(Work to do): Retype nothing but the lines from the start of the material up to and including the line with "ax = fig.add_axes([0.0929, 0.3404, 0.843, 0.5457])". Pictures don't belong in the copy.

(Information provided):
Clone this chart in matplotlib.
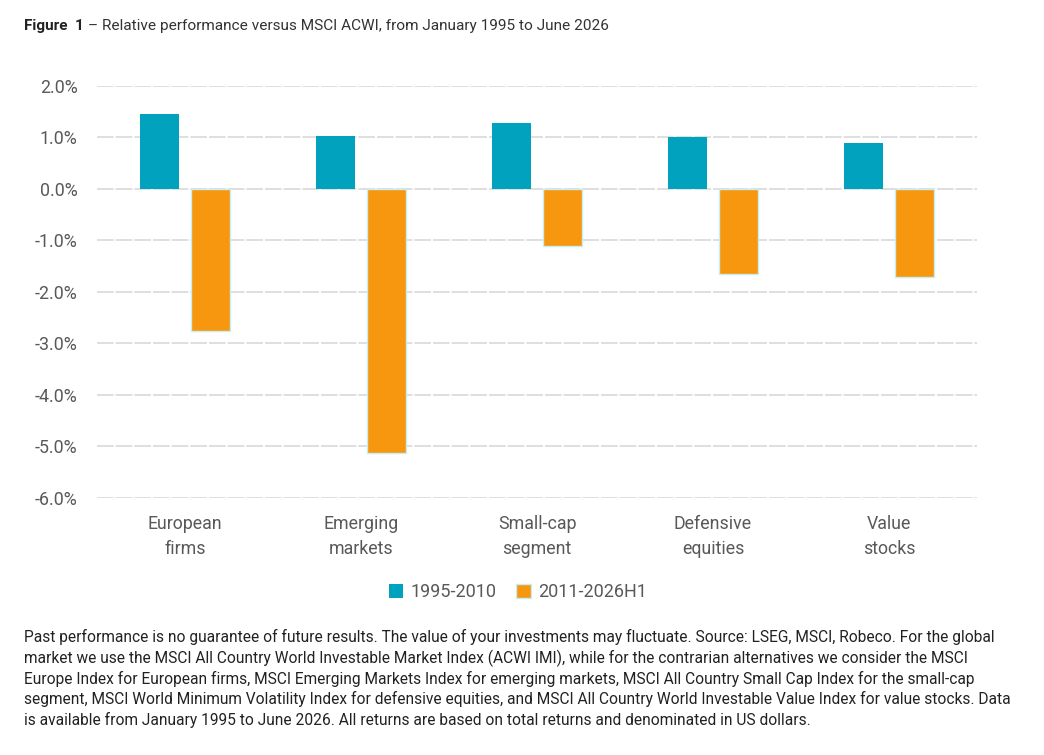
import numpy as np
import matplotlib.pyplot as plt
from matplotlib.ticker import FuncFormatter

categories = ["European\nfirms", "Emerging\nmarkets", "Small-cap\nsegment",
              "Defensive\nequities", "Value\nstocks"]
series_names = ["1995-2010", "2011-2026H1"]
period_1995_2010 = [1.46, 1.03, 1.28, 1.01, 0.89]
period_2011_2026 = [-2.75, -5.12, -1.10, -1.65, -1.71]

BLUE = "#00A2BD"
ORANGE = "#F7960F"
GREY_TEXT = "#595959"
FONT = ["Roboto", "DejaVu Sans"]

fig = plt.figure(figsize=(10.44, 7.55), dpi=100)
ax = fig.add_axes([0.0929, 0.3404, 0.843, 0.5457])

x = np.arange(len(categories))
width = 0.22
ax.bar(x - 0.145, period_1995_2010, width, color=BLUE, label=series_names[0], zorder=3)
ax.bar(x + 0.145, period_2011_2026, width, color=ORANGE, edgecolor="#c9eef0",
       linewidth=1, label=series_names[1], zorder=3)

ax.set_xlim(-0.5, 4.5)
ax.set_ylim(-6, 2)
ax.set_yticks(np.arange(-6, 2.1, 1))
ax.yaxis.set_major_formatter(FuncFormatter(lambda v, p: f"{v:.1f}%"))
ax.set_xticks(x)
ax.set_xticklabels(categories, linespacing=1.55)

ax.grid(axis="y", color="#d9d9d9", linewidth=1.2, linestyle=(0, (10, 1.2)), zorder=0)
for s in ax.spines.values():
    s.set_visible(False)
ax.tick_params(length=0)
ax.tick_params(axis="y", pad=14)
ax.tick_params(axis="x", pad=12)
for lbl in ax.get_yticklabels() + ax.get_xticklabels():
    lbl.set_family(FONT)
    lbl.set_fontsize(12.8)
    lbl.set_color(GREY_TEXT)

leg = fig.legend(loc="center", bbox_to_anchor=(0.496, 0.216), ncol=2, frameon=False,
                 handlelength=0.8, handleheight=0.8, handletextpad=0.4, columnspacing=1.1,
                 prop={"family": FONT, "size": 13})
for t in leg.get_texts():
    t.set_color(GREY_TEXT)

# title: bold "Figure 1" followed by the normal text
fig.canvas.draw()
head = fig.text(0.023, 0.966, "Figure  1", family=FONT, fontsize=11, color="#222222",
                fontweight="bold", va="center")
bb = head.get_window_extent(renderer=fig.canvas.get_renderer())
fig.text(bb.x1 / fig.bbox.width + 0.004, 0.966,
         "\u2013 Relative performance versus MSCI ACWI, from January 1995 to June 2026",
         family=FONT, fontsize=11.1, color="#333333", va="center")

footnote = ("Past performance is no guarantee of future results. The value of your investments may fluctuate. Source: LSEG, MSCI, Robeco. For the global\n"
            "market we use the MSCI All Country World Investable Market Index (ACWI IMI), while for the contrarian alternatives we consider the MSCI\n"
            "Europe Index for European firms, MSCI Emerging Markets Index for emerging markets, MSCI All Country Small Cap Index for the small-cap\n"
            "segment, MSCI World Minimum Volatility Index for defensive equities, and MSCI All Country World Investable Value Index for value stocks. Data\n"
            "is available from January 1995 to June 2026. All returns are based on total returns and denominated in US dollars.")
fig.text(0.023, 0.167, footnote, family=FONT, fontsize=11.2, color="#222222",
         va="top", linespacing=1.33)

fig.savefig("out.png", dpi=100)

(Task result):
Clone this chart in matplotlib.
import numpy as np
import matplotlib.pyplot as plt
from matplotlib.ticker import FuncFormatter

categories = ["European\nfirms", "Emerging\nmarkets", "Small-cap\nsegment",
              "Defensive\nequities", "Value\nstocks"]
series_names = ["1995-2010", "2011-2026H1"]
period_1995_2010 = [1.46, 1.03, 1.28, 1.01, 0.89]
period_2011_2026 = [-2.75, -5.12, -1.10, -1.65, -1.71]

BLUE = "#00A2BD"
ORANGE = "#F7960F"
GREY_TEXT = "#595959"
FONT = ["Roboto", "DejaVu Sans"]

fig = plt.figure(figsize=(10.44, 7.55), dpi=100)
ax = fig.add_axes([0.0929, 0.3404, 0.843, 0.5457])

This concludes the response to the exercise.